The bridegroom initiated the process of offering the covenant of marriage to the bride. When we consider this action in light of the New and Everlasting Covenant, we see something tender and loving about the character of the Savior. We are immediately impressed by the fact that he, not us, invites us into the New and Everlasting Covenant. Clearly, “we love Him because he loved us first.”[xxxii]

When we are baptized, we often miss the fact that Jesus was the one who reached out to us and bade us enter into an eternal covenantal relationship with him. We sometimes mistakenly think that we were the ones who instigated the process, but according to the Jewish marriage tradition, that is not true.

In advance of every baptism is Jesus’ implied invitation. This fact speaks to his adoring love for us. He is the Bridegroom and we are his potential bride. He is the one who begins the covenant-making process.

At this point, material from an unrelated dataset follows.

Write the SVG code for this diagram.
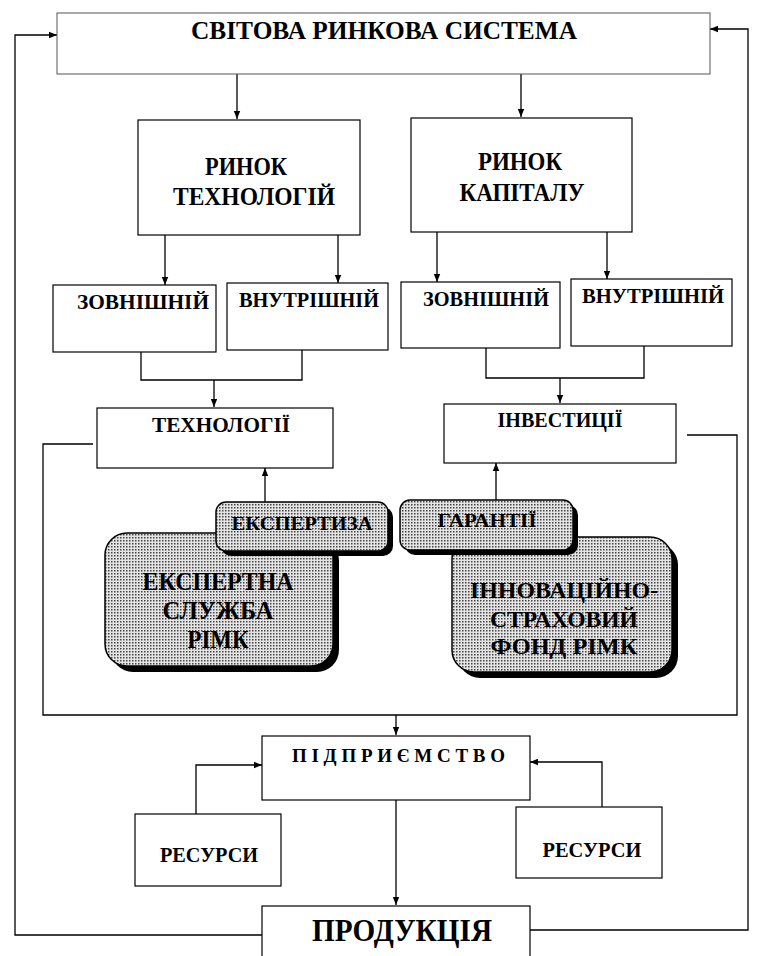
<svg xmlns="http://www.w3.org/2000/svg" width="757" height="956" viewBox="0 0 757 956">
<style>
.box{fill:#fff;stroke:#000;stroke-width:1.2}
.top{fill:#fff;stroke:#555;stroke-width:1}
.ln{fill:none;stroke:#000;stroke-width:1.3}
.t{font-family:"Liberation Serif","Times New Roman",serif;font-weight:bold;fill:#000;text-anchor:middle}
.sh{fill:#000}
.sd{fill:url(#dots);stroke:#000;stroke-width:1.5}
</style>
<defs>
<pattern id="dots" width="3" height="3" patternUnits="userSpaceOnUse">
<rect width="3" height="3" fill="#e4e4e4"/>
<rect width="1.5" height="1.5" fill="#444"/>
</pattern>
<marker id="ar" viewBox="0 0 10 10" refX="10" refY="5" markerWidth="8" markerHeight="8" markerUnits="userSpaceOnUse" orient="auto">
<path d="M0,1 L10,5 L0,9 Z" fill="#000"/>
</marker>
</defs>

<g id="connectors">
<path class="ln" d="M262,935 H15 V35 H57" marker-end="url(#ar)"/>
<path class="ln" d="M530,930 H748 V29 H710" marker-end="url(#ar)"/>
<path class="ln" d="M237,74 V119" marker-end="url(#ar)"/>
<path class="ln" d="M521,74 V117" marker-end="url(#ar)"/>
<path class="ln" d="M165,235 V285" marker-end="url(#ar)"/>
<path class="ln" d="M338,235 V283" marker-end="url(#ar)"/>
<path class="ln" d="M437,232 V282" marker-end="url(#ar)"/>
<path class="ln" d="M607,232 V279" marker-end="url(#ar)"/>
<path class="ln" d="M141,352 V380 H302 V350"/>
<path class="ln" d="M214,380 V407" marker-end="url(#ar)"/>
<path class="ln" d="M486,348 V378 H644 V346"/>
<path class="ln" d="M560,378 V403" marker-end="url(#ar)"/>
<path class="ln" d="M93,444 H43 V715 H737 V435 H687"/>
<path class="ln" d="M265,502 V468" marker-end="url(#ar)"/>
<path class="ln" d="M496,500 V463" marker-end="url(#ar)"/>
<path class="ln" d="M396,715 V735" marker-end="url(#ar)"/>
<path class="ln" d="M196,814 V765 H262" marker-end="url(#ar)"/>
<path class="ln" d="M602,807 V762 H530" marker-end="url(#ar)"/>
<path class="ln" d="M396,800 V905" marker-end="url(#ar)"/>
</g>

<g id="svitova">
<rect class="top" x="57" y="13" width="653" height="61"/>
<text class="t" x="384" y="39" font-size="25" textLength="386" lengthAdjust="spacingAndGlyphs">СВІТОВА РИНКОВА СИСТЕМА</text>
</g>

<g id="rynok-tekhnologii">
<rect class="box" x="138" y="120" width="222" height="115"/>
<text class="t" x="246" y="175" font-size="25" textLength="82" lengthAdjust="spacingAndGlyphs">РИНОК</text>
<text class="t" x="254" y="205" font-size="25" textLength="162" lengthAdjust="spacingAndGlyphs">ТЕХНОЛОГІЙ</text>
</g>

<g id="rynok-kapitalu">
<rect class="box" x="411" y="118" width="221" height="114"/>
<text class="t" x="520" y="170" font-size="25" textLength="84" lengthAdjust="spacingAndGlyphs">РИНОК</text>
<text class="t" x="522" y="201" font-size="25" textLength="125" lengthAdjust="spacingAndGlyphs">КАПІТАЛУ</text>
</g>

<g id="zovnishnii-1">
<rect class="box" x="53" y="285" width="163" height="67"/>
<text class="t" x="143" y="309" font-size="22" textLength="132" lengthAdjust="spacingAndGlyphs">ЗОВНІШНІЙ</text>
</g>
<g id="vnutrishnii-1">
<rect class="box" x="227" y="283" width="161" height="67"/>
<text class="t" x="309" y="307" font-size="22" textLength="140" lengthAdjust="spacingAndGlyphs">ВНУТРІШНІЙ</text>
</g>
<g id="zovnishnii-2">
<rect class="box" x="401" y="282" width="159" height="66"/>
<text class="t" x="486" y="306" font-size="22" textLength="126" lengthAdjust="spacingAndGlyphs">ЗОВНІШНІЙ</text>
</g>
<g id="vnutrishnii-2">
<rect class="box" x="571" y="279" width="161" height="67"/>
<text class="t" x="653" y="303" font-size="22" textLength="142" lengthAdjust="spacingAndGlyphs">ВНУТРІШНІЙ</text>
</g>

<g id="tekhnologii">
<rect class="box" x="97" y="408" width="236" height="60"/>
<text class="t" x="221" y="432" font-size="20" textLength="138" lengthAdjust="spacingAndGlyphs">ТЕХНОЛОГІЇ</text>
</g>
<g id="investytsii">
<rect class="box" x="444" y="404" width="232" height="59"/>
<text class="t" x="560" y="427" font-size="20" textLength="125" lengthAdjust="spacingAndGlyphs">ІНВЕСТИЦІЇ</text>
</g>

<g id="ekspertna-sluzhba">
<rect class="sh" x="111" y="539" width="228" height="133" rx="22"/>
<rect class="sd" x="105" y="533" width="228" height="133" rx="22"/>
<text class="t" x="218" y="590" font-size="25" textLength="151" lengthAdjust="spacingAndGlyphs">ЕКСПЕРТНА</text>
<text class="t" x="218" y="619" font-size="25" textLength="111" lengthAdjust="spacingAndGlyphs">СЛУЖБА</text>
<text class="t" x="218" y="648" font-size="25" textLength="61" lengthAdjust="spacingAndGlyphs">РІМК</text>
</g>
<g id="ekspertyza">
<rect class="sh" x="221" y="507" width="172" height="49" rx="10"/>
<rect class="sd" x="216" y="502" width="172" height="49" rx="10"/>
<text class="t" x="302" y="530" font-size="19" textLength="141" lengthAdjust="spacingAndGlyphs">ЕКСПЕРТИЗА</text>
</g>

<g id="fond">
<rect class="sh" x="458" y="543" width="220" height="135" rx="22"/>
<rect class="sd" x="452" y="537" width="220" height="135" rx="22"/>
<text class="t" x="564" y="598" font-size="24" textLength="188" lengthAdjust="spacingAndGlyphs">ІННОВАЦІЙНО-</text>
<text class="t" x="564" y="627" font-size="24" textLength="148" lengthAdjust="spacingAndGlyphs">СТРАХОВИЙ</text>
<text class="t" x="564" y="654" font-size="24" textLength="147" lengthAdjust="spacingAndGlyphs">ФОНД РІМК</text>
</g>
<g id="garantii">
<rect class="sh" x="405" y="505" width="173" height="50" rx="10"/>
<rect class="sd" x="400" y="500" width="173" height="50" rx="10"/>
<text class="t" x="487" y="527" font-size="19" textLength="99" lengthAdjust="spacingAndGlyphs">ГАРАНТІЇ</text>
</g>

<g id="pidpryiemstvo">
<rect class="box" x="262" y="736" width="268" height="64"/>
<text class="t" x="401" y="762" font-size="19" letter-spacing="5" textLength="218" lengthAdjust="spacing">ПІДПРИЄМСТВО</text>
</g>
<g id="resursy-1">
<rect class="box" x="135" y="814" width="146" height="72"/>
<text class="t" x="209" y="862" font-size="22" textLength="98" lengthAdjust="spacingAndGlyphs">РЕСУРСИ</text>
</g>
<g id="resursy-2">
<rect class="box" x="516" y="807" width="146" height="71"/>
<text class="t" x="592" y="857" font-size="22" textLength="99" lengthAdjust="spacingAndGlyphs">РЕСУРСИ</text>
</g>
<g id="produktsiia">
<rect class="box" x="262" y="906" width="268" height="55"/>
<text class="t" x="402" y="941" font-size="31" textLength="180" lengthAdjust="spacingAndGlyphs">ПРОДУКЦІЯ</text>
</g>
</svg>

He does this through the Holy Ghost and through his authorized representatives: fathers, Home Teachers, bishops or missionaries.

The occasion of the marriage proposal often happened at the harvest season, suggesting a bounteous relationship and a fruitful future.[xxxiii] Likewise, when we join with the Lord in the Covenant, we glorify both him and his Father and we “bear much fruit” together.[xxxiv] The proposal procedure began by the bridegroom’s going to the house of the bride. He was accompanied by his father or a close friend(s).

We immediately envision a small entourage, a companionship, two or more witnesses like missionary companions, on an important mission to convey an invitation of infinite worth to the intended bride.

In her presence, the bridegroom would make the covenantal offer while his friend(s) would support him and bear witness of the event. This was the beginning of holiness, for truly, upon her acceptance of the marriage covenant, the bride would effectively ascribe holiness unto the Lord,[xxxv] her new husband.

Donna Nielsen wrote: “The collective term for all that broadly comprises a Jewish marriage is Kiddushin, which literally means ‘sanctities.’ This concept includes the ideas of being devoted irrevocably, being sanctified and set apart, and being consecrated.”[xxxvi] Clearly, the Jewish marriage is the perfect metaphor for the New and Everlasting Covenant.

Entering into the Covenant

The Bridegroom’s proposal to us includes sacred rituals that consecrate him to us (the bride), and our accepting his proposal consecrates us to him. We hear overtures of the Law of Consecration in this. Other symbolisms of the New and Everlasting Covenant become evident as the betrothal ceremony unfolds. In the Jewish marriage, the groom offered the bride’s father a bride price—she was “bought with a price.”[xxxvii]

Then the bridegroom presented his potential bride a written covenant of marriage that he had prepared.